2. Set the right climate.

"This takes an extra minute or two, but its objective is to reduce anxiety so the other party can hear what you are saying and react appropriately," Sagotsky says.

"A lot of people want to just start in the negotiations, saying, 'Let's get to it,'" he adds. "But that's not something that calms down the other party; some people are less likely to talk then and have less trust."

3. Clarify the issues.

This step outlines the reason for the meeting and establishes the issues of both parties.

Negotiators at this step will ask good questions and follow-up points so they'll understand what the other party is interested in achieving.

"The main job of a negotiator is to find out why the other party thinks they're right," Sagotsky says. "It's a truth that each party is right in their own mind or thinks they're right — no one comes to negotiations knowing they're wrong."

So the issue identification step helps a negotiator find out why the other party believes what they do.

"This is the most overlooked piece of the negotiation process," Sagotsky says.

"People tend to go to talking about price, talking about why the price may be too high," he adds. "But if you talk about the price and delivery and quality and length of relationship and those sorts of things that both parties might be interested in, then you will have more concessions and compromise."

4. Make room for negotiating give and take.
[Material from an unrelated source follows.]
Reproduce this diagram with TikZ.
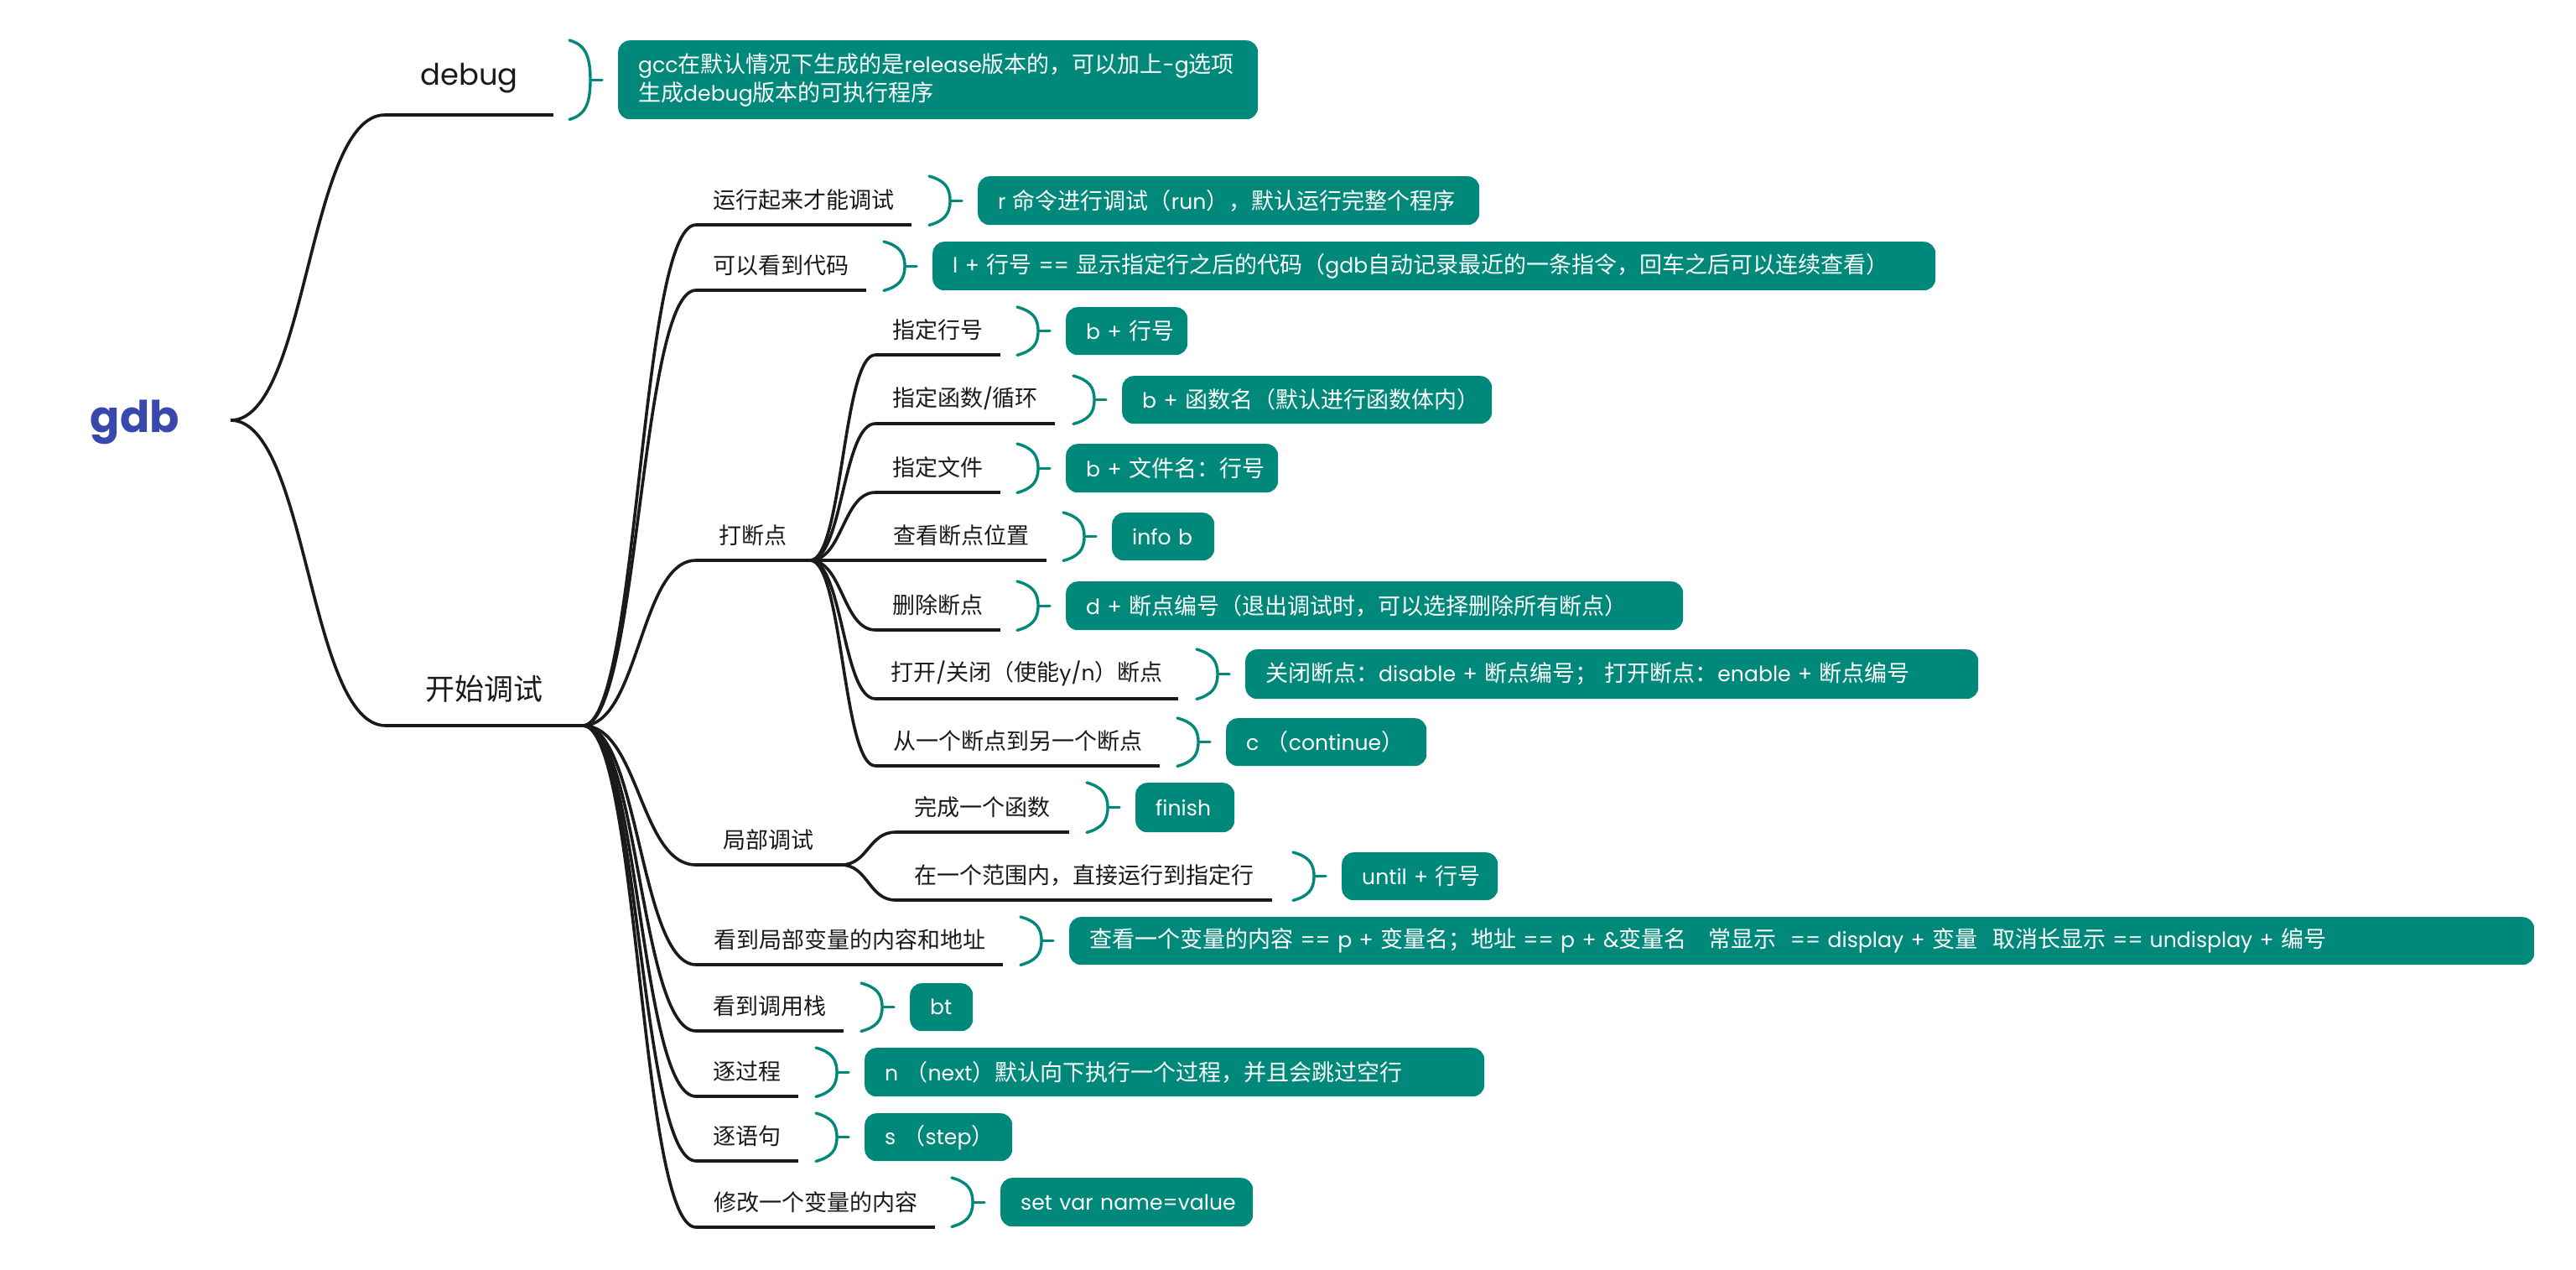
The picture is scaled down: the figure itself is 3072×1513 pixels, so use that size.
\documentclass[tikz,border=0pt]{standalone}
\usepackage{fontspec}
\setmainfont{Poppins}[Scale=0.93]
\newfontfamily\cjkf{Noto Sans CJK SC}
\newfontfamily\latf{Poppins}[Scale=0.93]
\XeTeXinterchartokenstate=1
\newXeTeXintercharclass\mycjk
\newcount\mycc
\newcommand\setcjkrange[2]{\mycc=#1\relax\loop\XeTeXcharclass\mycc=\mycjk\relax\ifnum\mycc<#2\relax\advance\mycc by 1\relax\repeat}
\setcjkrange{"2E80}{"2FDF}
\setcjkrange{"3000}{"30FF}
\setcjkrange{"3400}{"4DBF}
\setcjkrange{"4E00}{"9FFF}
\setcjkrange{"F900}{"FAFF}
\setcjkrange{"FF00}{"FFEF}
\XeTeXinterchartoks 0 \mycjk = {\cjkf}
\XeTeXinterchartoks 4095 \mycjk = {\cjkf}
\XeTeXinterchartoks \mycjk 0 = {\latf}
\XeTeXinterchartoks \mycjk 4095 = {\latf}
\definecolor{tealc}{RGB}{0,137,123}
\definecolor{gdbblue}{RGB}{57,73,171}
\definecolor{ink}{RGB}{26,26,26}
\tikzset{
  conn/.style={draw=ink, line width=3.6pt},
  uline/.style={draw=ink, line width=4pt},
  brkline/.style={draw=tealc, line width=3.4pt, line cap=round},
  lab/.style={text=ink, font=\fontsize{27}{32}\selectfont, inner sep=0pt},
  biglab/.style={text=ink, font=\fontsize{35}{42}\selectfont, inner sep=0pt},
  tealbox/.style={fill=tealc, rounded corners=14pt, text=white, font=\fontsize{27}{34}\selectfont, inner xsep=24pt, inner ysep=0pt, align=left, anchor=north west},
}
\newcommand\topic[7]{%
  \coordinate (#1L) at (#2,#4);
  \coordinate (#1R) at (#3,#4);
  \draw[uline] (#1L) -- (#1R);
  \pgfmathsetmacro\tcx{(#2+#3)/2}\pgfmathsetmacro\tcy{#4-#5}%
  \node[#6] (#1) at (\tcx,\tcy) {#7};}
\newcommand\tbox[6]{%
  \pgfmathsetmacro\tbw{#4-#2-48}\pgfmathsetmacro\tbh{#5-#3}%
  \node[tealbox, text width=\tbw pt, minimum height=\tbh pt] (#1) at (#2,#3) {\mbox{#6}};}
\newcommand\brk[2]{%
  \draw[brkline] ([xshift=-58pt]#1.north west) .. controls +(18pt,-5pt) and +(0pt,#2) .. ([xshift=-33pt]#1.west) .. controls +(0pt,-#2) and +(18pt,5pt) .. ([xshift=-58pt]#1.south west);
  \draw[brkline] ([xshift=-33pt]#1.west) -- ([xshift=-19pt]#1.west);}
\newcommand\conn[3]{\draw[conn] (#1) .. controls +(#3pt,0pt) and +(-#3pt,0pt) .. (#2);}
\begin{document}
\begin{tikzpicture}[x=1pt,y=-1pt]
\useasboundingbox[fill=white] (0,0) rectangle (3072,1513);
% root
\node[font=\bfseries\fontsize{56}{64}\selectfont, text=gdbblue, inner sep=0pt] (gdb) at (161,503) {gdb};
\coordinate (root) at (275,501);
% level 1
\topic{dbg}{459}{660}{137}{44}{biglab,font=\fontsize{38}{44}\selectfont}{debug}
\topic{st}{460}{695}{865}{44}{biglab}{开始调试}
% level 2
\topic{a1}{830}{1087}{268}{30}{lab}{运行起来才能调试}
\topic{a2}{830}{1033}{346}{30}{lab}{可以看到代码}
\topic{a3}{830}{966}{668}{30}{lab}{打断点}
\topic{a4}{830}{1003}{1031}{30}{lab}{局部调试}
\topic{a5}{830}{1196}{1150}{30}{lab}{看到局部变量的内容和地址}
\topic{a6}{830}{1006}{1229}{30}{lab}{看到调用栈}
\topic{a7}{830}{952}{1307}{30}{lab}{逐过程}
\topic{a8}{830}{952}{1384}{30}{lab}{逐语句}
\topic{a9}{830}{1115}{1463}{30}{lab}{修改一个变量的内容}
% level 3
\topic{b1}{1044}{1193}{423}{30}{lab}{指定行号}
\topic{b2}{1044}{1258}{505}{30}{lab}{指定函数/循环}
\topic{b3}{1044}{1193}{587}{30}{lab}{指定文件}
\topic{b4}{1044}{1248}{668}{30}{lab}{查看断点位置}
\topic{b5}{1044}{1193}{751}{30}{lab}{删除断点}
\topic{b6}{1044}{1405}{833}{30}{lab}{打开/关闭（使能y/n）断点}
\topic{b7}{1044}{1383}{913}{30}{lab}{从一个断点到另一个断点}
\topic{c1}{1068}{1275}{992}{30}{lab}{完成一个函数}
\topic{c2}{1068}{1517}{1073}{30}{lab}{在一个范围内，直接运行到指定行}
% connectors
\conn{root}{dbgL}{92}
\conn{root}{stL}{92}
\foreach \n in {1,...,9} {\conn{stR}{a\n L}{67}}
\foreach \n in {1,...,7} {\conn{a3R}{b\n L}{39}}
\foreach \n in {1,2} {\conn{a4R}{c\n L}{32}}
% boxes
\node[tealbox, text width=715pt, minimum height=94pt] (dbox) at (737,48) {\mbox{gcc在默认情况下生成的是release版本的，可以加上-g选项}\\\mbox{生成debug版本的可执行程序}};
\tbox{x1}{1166}{210}{1764}{268}{r 命令进行调试（run），默认运行完整个程序}
\tbox{x2}{1112}{288}{2308}{346}{l + 行号 == 显示指定行之后的代码（gdb自动记录最近的一条指令，回车之后可以连续查看）}
\tbox{y1}{1271}{366}{1416}{423}{b + 行号}
\tbox{y2}{1338}{448}{1779}{505}{b + 函数名（默认进行函数体内）}
\tbox{y3}{1271}{529}{1524}{587}{b + 文件名：行号}
\tbox{y4}{1326}{611}{1448}{668}{info b}
\tbox{y5}{1271}{693}{2007}{751}{d + 断点编号（退出调试时，可以选择删除所有断点）}
\tbox{y6}{1485}{774}{2359}{833}{关闭断点：disable + 断点编号； 打开断点：enable + 断点编号}
\tbox{y7}{1462}{856}{1701}{913}{c （continue）}
\tbox{z1}{1354}{933}{1472}{992}{finish}
\tbox{z2}{1600}{1016}{1786}{1073}{until + 行号}
\tbox{x5}{1275}{1093}{3022}{1150}{查看一个变量的内容 == p + 变量名；地址 == p + \&变量名\hspace{26pt}常显示\hspace{8pt} == display + 变量\hspace{18pt}取消长显示 ==\hspace{8pt}undisplay + 编号}
\tbox{x6}{1085}{1172}{1160}{1229}{bt}
\tbox{x7}{1031}{1249}{1770}{1307}{n （next）默认向下执行一个过程，并且会跳过空行}
\tbox{x8}{1031}{1327}{1207}{1384}{s （step）}
\tbox{x9}{1193}{1404}{1494}{1462}{set var name=value}
% brackets
\brk{dbox}{30pt}
\foreach \b in {x1,x2,y1,y2,y3,y4,y5,y6,y7,z1,z2,x5,x6,x7,x8,x9} {\brk{\b}{16pt}}
\end{tikzpicture}
\end{document}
At this point in the negotiations, a person might discuss the issues that were identified and ask for input on how each side can meet these objectives.

"A negotiator might ask, 'What are we going to do about getting you what you need and getting me what I need?'" Sagotsky says. "This is where continuing to listen and ask questions is important, and it's a way to also deepen the relationship and trust."

When this is not done well, the relationship can become worse.

"How you handle give-and-take will have an impact on your relationship the next time you meet," Sagotsky says. "We're consulting and not bargaining or pressuring to have a winner or loser; it should be a win-win negotiation."

1. Solve the problem.

At this point, negotiators should determine what needs to be done to reach a settlement.

"The first part is working through the issues you've identified during bargaining and going back and forth," Sagotsky says. "You make concessions, bargain, and now you come to a settlement."

Negotiators can solve the problem by summarizing the agreement and rechecking to make sure everyone understands what is being agreed to before finalizing the settlement, he adds.

2. Review the negotiation process and reach a settlement.

Clinical trial site negotiators should see a review process as their last step.

"How did the negotiations go?" Sagotsky says. "Look at the planning and preparation and determine what worked and what didn't."

Assuming a study site will meet again with the same sponsor or clinical research organization, the review process will help inform later negotiations.

The review also will provide clues as to how a site can improve its relationship with the sponsoring organization.